Problem to solve: Transcribe the material verbatim in full; the pictures do not belong in the copy.

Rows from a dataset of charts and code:
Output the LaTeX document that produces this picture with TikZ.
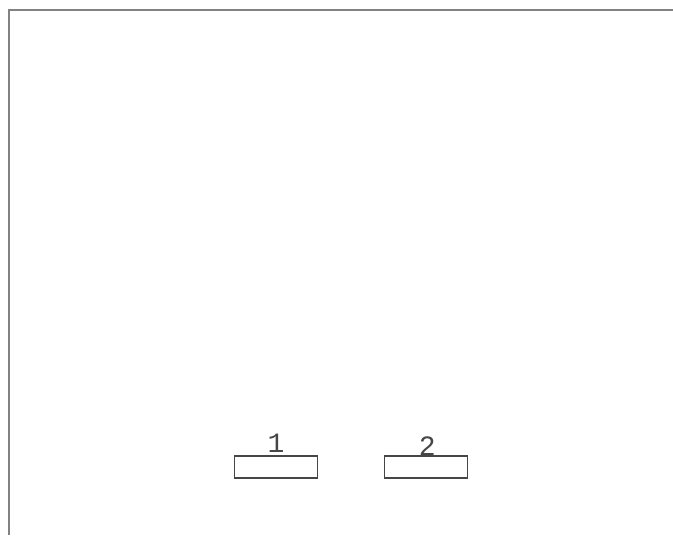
\documentclass[tikz,border=0pt]{standalone}
\usepackage{fontspec}
\usepackage{tikz}
\setmonofont{Liberation Mono}
\definecolor{inkgray}{RGB}{70,70,70}
\definecolor{framegray}{RGB}{130,130,130}

\begin{document}
\begin{tikzpicture}[x=0.75pt,y=-0.75pt,
    slot/.style={draw=inkgray,line width=0.9pt,minimum width=62pt,minimum height=16.5pt,inner sep=0pt},
    slotlabel/.style={inkgray,font=\ttfamily\fontsize{21}{21}\selectfont,inner sep=0pt,anchor=base}]
        \useasboundingbox (0,0) rectangle (673,535);
        \draw[framegray,line width=1pt] (9,535)--(9,10)--(673,10);
        \node[slot] (slotA) at (276,467) {};
        \node[slot] (slotB) at (426,467) {};
        \node[slotlabel] (labA) at ([yshift=2pt]slotA.north) {1};
        \node[slotlabel] (labB) at ([xshift=1pt]slotB.north) {2};
      \end{tikzpicture}
\end{document}
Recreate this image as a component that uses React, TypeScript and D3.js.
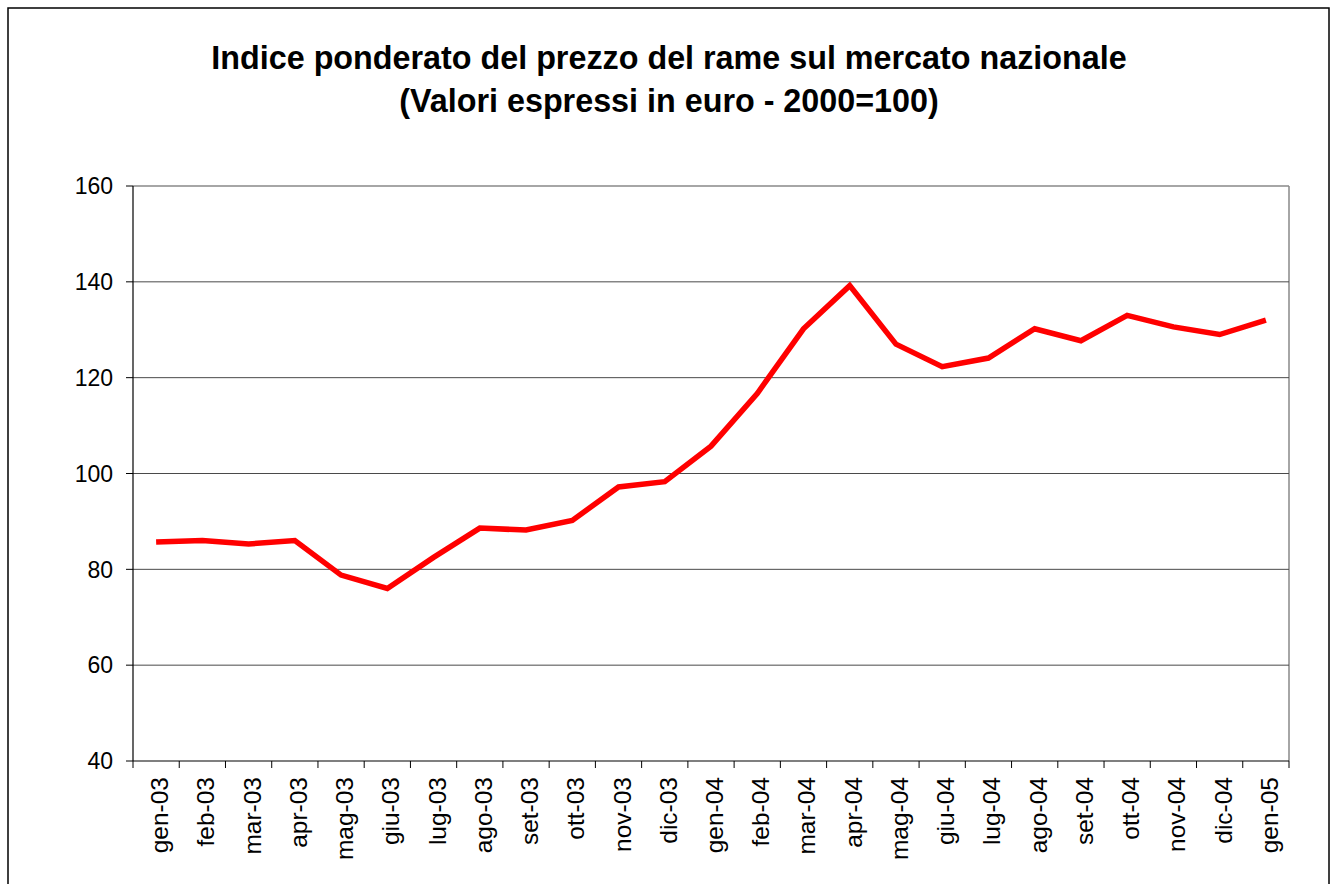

Correct answer:
Output the LaTeX document that produces this picture with TikZ.
\documentclass[tikz,border=0pt]{standalone}
\usepackage{fontspec}
\usepackage{tikz}
\setmonofont{Liberation Mono}
\definecolor{inkgray}{RGB}{70,70,70}
\definecolor{framegray}{RGB}{130,130,130}

\begin{document}
\begin{tikzpicture}[x=0.75pt,y=-0.75pt,
    slot/.style={draw=inkgray,line width=0.9pt,minimum width=62pt,minimum height=16.5pt,inner sep=0pt},
    slotlabel/.style={inkgray,font=\ttfamily\fontsize{21}{21}\selectfont,inner sep=0pt,anchor=base}]
        \useasboundingbox (0,0) rectangle (673,535);
        \draw[framegray,line width=1pt] (9,535)--(9,10)--(673,10);
        \node[slot] (slotA) at (276,467) {};
        \node[slot] (slotB) at (426,467) {};
        \node[slotlabel] (labA) at ([yshift=2pt]slotA.north) {1};
        \node[slotlabel] (labB) at ([xshift=1pt]slotB.north) {2};
      \end{tikzpicture}
\end{document}
Recreate this image as a component that uses React, TypeScript and D3.js.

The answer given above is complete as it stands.